De plus, votre article souligne que la Techno Parade « a surtout définitivement tourné le dos à ses revendications libertaires ». Cette affirmation est déplacée, la politisation de la techno a conduit à la gestion par le ministère de l’Intérieur des teknivals depuis 2002. Ces grands rassemblements festifs ont été victimes de la politique sécuritaire du gouvernement Jospin en mai 2002, suite à l’amendement du député UMP Thierry Mariani en 2001. La Loi Sécurité Quotidienne a tué la free party, mais pas Technopol qui a attaqué en Conseil d’État le décret d’application au nom de la liberté d’organisation et de manifestation. Bizarrement, votre journaliste était beaucoup moins sarcastique à ce moment-là pour défendre son idéal libertaire.

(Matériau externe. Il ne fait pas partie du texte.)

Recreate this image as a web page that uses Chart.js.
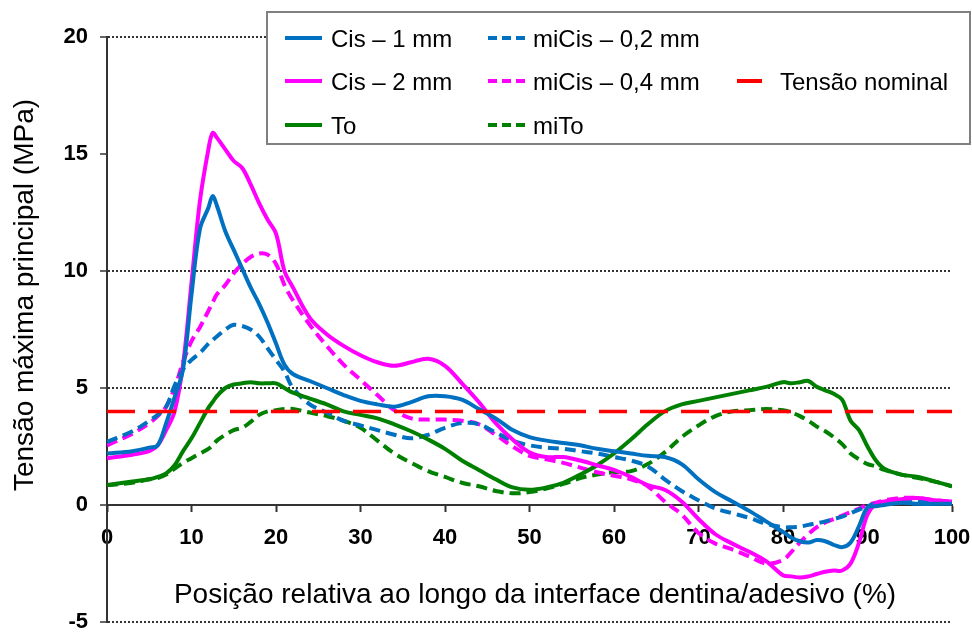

L’utopie techno a peut-être été guidée de 1995 à 2002 par la théorie d’Hakim Bey portant sur les Zones d’Autonomie Temporaire (les fameuses « TAZ », sic). Lucie Sernin a du mal le lire. Ce ne fut là qu’une béquille idéologique que les technoïdes n’ont pas compris. C’est peut-être là le regret des personnes interrogées, elles regrettent un passé plus engagé qui n’a pas existé.

Alors que Lucie Sernin critique du trottoir où elle ne s’est pas rendu pour mener son enquête, l’association Technopol agit pour la visibilité de la culture électronique (house, techno, hardcore, minimale, break, trance, jungle, electronica…) par une grande fête populaire éco responsable, la seule à ce jour (à quand un 1er Mai eco conçu ?), non commerciale, gratuite, citoyenne et d’une grande mixité sociale.

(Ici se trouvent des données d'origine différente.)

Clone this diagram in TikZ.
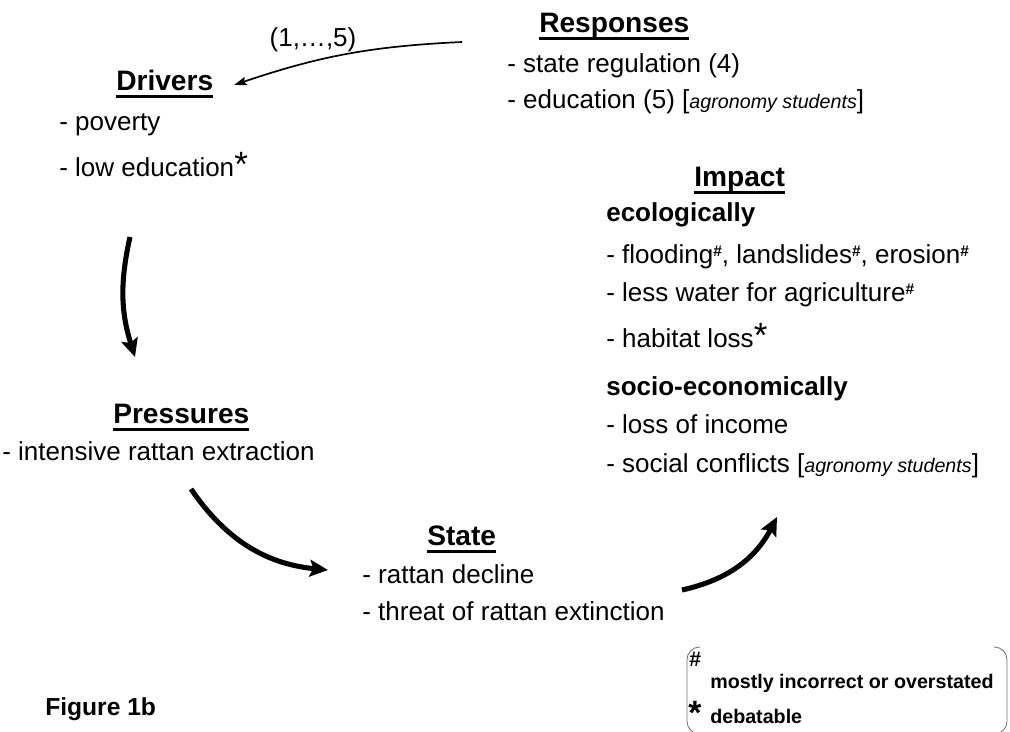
\documentclass[tikz,border=0pt]{standalone}
\usepackage{fontspec}
\setmainfont{Liberation Sans}
\usetikzlibrary{arrows.meta}

% underlined heading, superscript marks
\newcommand{\uhead}[1]{\setbox0=\hbox{#1}\usebox0\llap{\rule[-5.6pt]{\wd0}{2.2pt}}}
\newcommand{\wrongmark}{\raisebox{4.6pt}{\fontsize{11}{11}\selectfont\bfseries\#}}
\newcommand{\debatmark}{{\fontsize{25}{25}\selectfont *}}
\newcommand{\students}{[{\fontsize{14}{14}\selectfont\itshape agronomy students}]}

\begin{document}
\begin{tikzpicture}[
      x=0.025cm, y=0.025cm,
      every node/.style={inner sep=0pt, anchor=base west},
      head/.style={font=\fontsize{20}{24}\selectfont\bfseries},
      item/.style={font=\fontsize{18.5}{22}\selectfont},
      group/.style={font=\fontsize{18.5}{22}\selectfont\bfseries},
      note/.style={font=\fontsize{14}{17}\selectfont\bfseries},
      marker/.style={font=\fontsize{15}{15}\selectfont\bfseries},
      flow/.style={line width=3.6pt, -{Stealth[length=13pt, width=12pt, inset=2.5pt]}},
      link/.style={line width=1.2pt, -{Stealth[length=9pt, width=6pt, inset=1.5pt]}},
      bracket/.style={draw=black!55, line width=0.6pt, rounded corners=9}
  ]
    \useasboundingbox (0,0) rectangle (1010,-731);

    \node[head] (rsp) at (539,-32) {\uhead{Responses}};
    \node[item] (rsp1) at (507,-72) {- state regulation (4)};
    \node[item] (rsp2) at (507,-108) {- education (5) \students};

    \node[head] (drv) at (116,-90) {\uhead{Drivers}};
    \node[item] (drv1) at (59,-130) {- poverty};
    \node[item] (drv2) at (59,-176) {- low education\debatmark};

    \node[head] (prs) at (113,-423) {\uhead{Pressures}};
    \node[item] (prs1) at (2,-460) {- intensive rattan extraction};

    \node[head] (sta) at (427,-545) {\uhead{State}};
    \node[item] (sta1) at (362,-583) {- rattan decline};
    \node[item] (sta2) at (362,-620) {- threat of rattan extinction};

    \node[head] (imp) at (694,-186) {\uhead{Impact}};
    \node[group] (eco) at (606,-221) {ecologically};
    \node[item] (imp1) at (606,-263) {- flooding\wrongmark, landslides\wrongmark, erosion\wrongmark};
    \node[item] (imp2) at (606,-301) {- less water for agriculture\wrongmark};
    \node[item] (imp3) at (606,-347) {- habitat loss\debatmark};
    \node[group] (soc) at (606,-395) {socio-economically};
    \node[item] (imp4) at (606,-433) {- loss of income};
    \node[item] (imp5) at (606,-472) {- social conflicts \students};

    \node[item, anchor=center] (loop) at (313,-40) {(1,…,5)};

    \node[marker] (mk1) at (689,-666) {\#};
    \node[note] (leg1) at (710,-688) {mostly incorrect or overstated};
    \node[marker, font=\fontsize{24}{24}\selectfont\bfseries] (mk2) at (688,-724) {*};
    \node[note] (leg2) at (710,-723) {debatable};
    \draw[bracket] (700,-647) -| (687,-734) -- (700,-734);
    \draw[bracket] (994,-647) -| (1007,-734) -- (994,-734);

    \node[font=\fontsize{17.5}{21}\selectfont\bfseries] (fig) at (45,-715) {Figure 1b};

    % arrows between the blocks
    \coordinate (rspout) at (462,-42);
    \coordinate (drvin) at (234,-85);
    \coordinate (drvout) at (130,-237);
    \coordinate (prsin) at (135,-357);
    \coordinate (prsout) at (191,-489);
    \coordinate (stain) at (328,-570);
    \coordinate (staout) at (682,-590);
    \coordinate (impin) at (777,-517);
    \draw[link] (rspout) to[bend right=8] (drvin);
    \draw[flow] (drvout) to[bend right=15] (prsin);
    \draw[flow] (prsout) to[bend right=25] (stain);
    \draw[flow] (staout) to[bend right=25] (impin);
  \end{tikzpicture}
\end{document}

La journaliste souligne que le but de la Parade a été « atteint ». Faut-il alors disparaître ? D’après les propos rapportés, la Techno Parade ne plait pas à ceux qui conjuguent la techno au passé. Ceux là ne voient pas que la parade permet des négociations sur le terrain pour convaincre des élus ou des préfets à autoriser des manifestations électroniques, qui font encore peur ! La techno n’est pas à l’abri d’un retour en arrière (cf. amendement Mariani).

Votre quotidien rapporte des propos de spectateurs déçus, nostalgiques d’un temps ancien où les technoïdes se prenaient par la main pour lutter contre l’oppression. Comment la journaliste a fait pour trouver des personnes aussi aigries ? L’Humanité n’en est pas à sa première critique sur la techno. Mardi 15 juin 1993, le quotidien titrait déjà « les raves, ces drôles de fêtes » le même jour où Libération célébrait par une rave à la Grande Halle de la Villette ses 20 ans. Un des articles se nommait même « la musique techno a ses rites, ses chefs et ses croix gammées »… Est ce  que Charles Pasqua, alors Ministre de l’Intérieur, avait donné l’idée de l’article à vos anciens collègues ?

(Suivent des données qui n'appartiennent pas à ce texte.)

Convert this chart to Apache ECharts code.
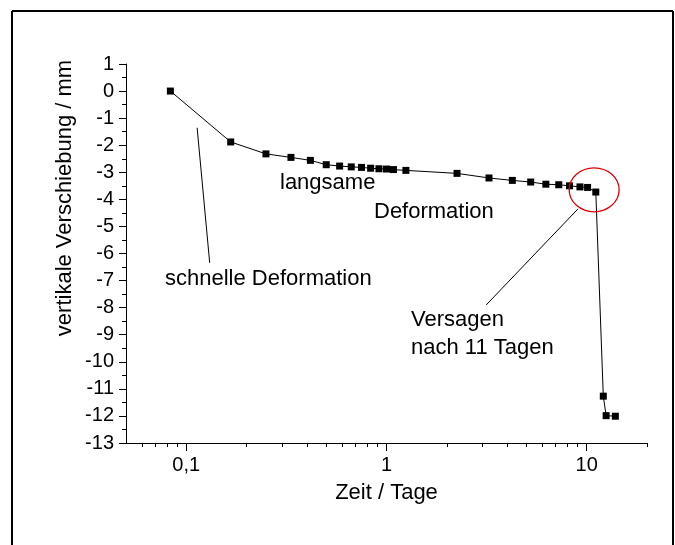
<!DOCTYPE html>
<html><head><meta charset="utf-8">
<script src="https://cdn.jsdelivr.net/npm/echarts@6/dist/echarts.min.js"></script>
<style>html,body{margin:0;padding:0;background:#fff}#c{width:675px;height:545px}</style>
</head><body><div id="c"></div>
<script>
// Data
const days = [0.0833, 0.1667, 0.25, 0.3333, 0.4167, 0.5, 0.5833, 0.6667, 0.75, 0.8333, 0.9167, 1.0, 1.0833, 1.25, 2.25, 3.25, 4.25, 5.25, 6.25, 7.25, 8.2, 9.25, 10.1, 11.1, 12.1, 12.5, 13.9];
const displacement = [0, -1.88, -2.32, -2.45, -2.56, -2.72, -2.77, -2.80, -2.82, -2.85, -2.87, -2.88, -2.90, -2.93, -3.04, -3.21, -3.30, -3.36, -3.44, -3.46, -3.50, -3.54, -3.56, -3.73, -11.27, -11.99, -12.01];
const xMajorTicks = [0.1, 1, 10];
const xMajorLabels = ['0,1', '1', '10'];
const xMinorTicks = [0.06, 0.07, 0.08, 0.09, 0.2, 0.3, 0.4, 0.5, 0.6, 0.7, 0.8, 0.9, 2, 3, 4, 5, 6, 7, 8, 9, 20];
const xName = 'Zeit / Tage';
const yName = 'vertikale Verschiebung / mm';
// annotation anchors in data coordinates
const fastArrow = [[0.1133, -1.355], [0.1309, -6.346]];
const failArrow = [[9.05, -4.35], [3.148, -7.90]];
const failCircle = [10.89, -3.647];

const FONT = '"Liberation Sans", Arial, sans-serif';
const chart = echarts.init(document.getElementById('c'), null, {renderer: 'canvas'});
const points = days.map((d, i) => [d, displacement[i]]);

function majorLabel(v) {
  const i = xMajorTicks.findIndex(t => Math.abs(Math.log10(t) - Math.log10(v)) < 1e-6);
  return i >= 0 ? xMajorLabels[i] : '';
}

chart.setOption({
  animation: false,
  backgroundColor: '#fff',
  grid: {left: 126, right: 28, top: 64, bottom: 102, containLabel: false},
  xAxis: [{
    type: 'log', logBase: 10, min: 0.05, max: 20, position: 'bottom',
    axisLine: {show: true, onZero: false, lineStyle: {color: '#000', width: 1}},
    axisTick: {show: true, customValues: xMajorTicks, length: 8, lineStyle: {color: '#000', width: 1}},
    axisLabel: {customValues: xMajorTicks, formatter: majorLabel, margin: 12, fontSize: 20, color: '#000', fontFamily: FONT},
    splitLine: {show: false}, minorTick: {show: false},
    name: xName, nameLocation: 'middle', nameGap: 39,
    nameTextStyle: {fontSize: 22, color: '#000', fontFamily: FONT}
  }, {
    type: 'log', logBase: 10, min: 0.05, max: 20, position: 'top', offset: -379,
    axisLine: {show: false, onZero: false},
    axisTick: {show: true, inside: true, customValues: xMinorTicks, length: 4, lineStyle: {color: '#000', width: 1}},
    axisLabel: {show: false}, splitLine: {show: false}
  }],
  yAxis: {
    type: 'value', min: -13, max: 1, interval: 1,
    axisLine: {show: true, onZero: false, lineStyle: {color: '#000', width: 1}},
    axisTick: {show: true, length: 7, lineStyle: {color: '#000', width: 1}},
    minorTick: {show: true, splitNumber: 2, length: 4, lineStyle: {color: '#000', width: 1}},
    axisLabel: {margin: 12, fontSize: 20, color: '#000', fontFamily: FONT},
    splitLine: {show: false}, minorSplitLine: {show: false}
  },
  series: [{
    type: 'line', xAxisIndex: 0, yAxisIndex: 0, data: points,
    symbol: 'rect', symbolSize: 7,
    itemStyle: {color: '#000'},
    lineStyle: {color: '#000', width: 1},
    z: 3
  }]
});

const px = p => chart.convertToPixel({xAxisIndex: 0, yAxisIndex: 0}, p);
const a0 = px(fastArrow[0]), a1 = px(fastArrow[1]);
const b0 = px(failArrow[0]), b1 = px(failArrow[1]);
const c0 = px(failCircle);
const txt = (text, x, y, size) => ({
  type: 'text', x: x, y: y, z: 10,
  style: {text: text, fontSize: size, fontFamily: FONT, fill: '#000', align: 'left', verticalAlign: 'middle'}
});

chart.setOption({
  graphic: [
    {type: 'line', shape: {x1: 12, y1: 11, x2: 673, y2: 11}, style: {stroke: '#000', lineWidth: 2}},
    {type: 'line', shape: {x1: 12, y1: 11, x2: 12, y2: 560}, style: {stroke: '#000', lineWidth: 2}},
    {type: 'line', shape: {x1: 673, y1: 11, x2: 673, y2: 560}, style: {stroke: '#000', lineWidth: 2}},
    {type: 'line', shape: {x1: a0[0], y1: a0[1], x2: a1[0], y2: a1[1]}, style: {stroke: '#000', lineWidth: 1}},
    {type: 'line', shape: {x1: b0[0], y1: b0[1], x2: b1[0], y2: b1[1]}, style: {stroke: '#000', lineWidth: 1}},
    {type: 'ellipse', shape: {cx: c0[0], cy: c0[1], rx: 25, ry: 22}, style: {stroke: '#e00000', fill: null, lineWidth: 1.3}, z: 10},
    txt('langsame', 280, 183, 22),
    txt('Deformation', 374, 211.5, 22),
    txt('schnelle Deformation', 165, 279, 22),
    txt('Versagen', 411, 320, 22),
    txt('nach 11 Tagen', 411, 347.5, 22),
    {type: 'text', x: 64.6, y: 198, rotation: Math.PI / 2, z: 10,
     style: {text: yName, fontSize: 22, fontFamily: FONT, fill: '#000', align: 'center', verticalAlign: 'middle'}}
  ]
});
</script>
</body></html>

L’association Technopol espère que la rédaction de l’Humanité aura la grande humanité de publier ce droit de réponse et vous invite à un débat public pour discuter des différents griefs de votre journaliste avec les adhérents de Technopol.

Le Conseil d’Administration de l’association Technopol, Paris, vendredi 26 septembre 2008.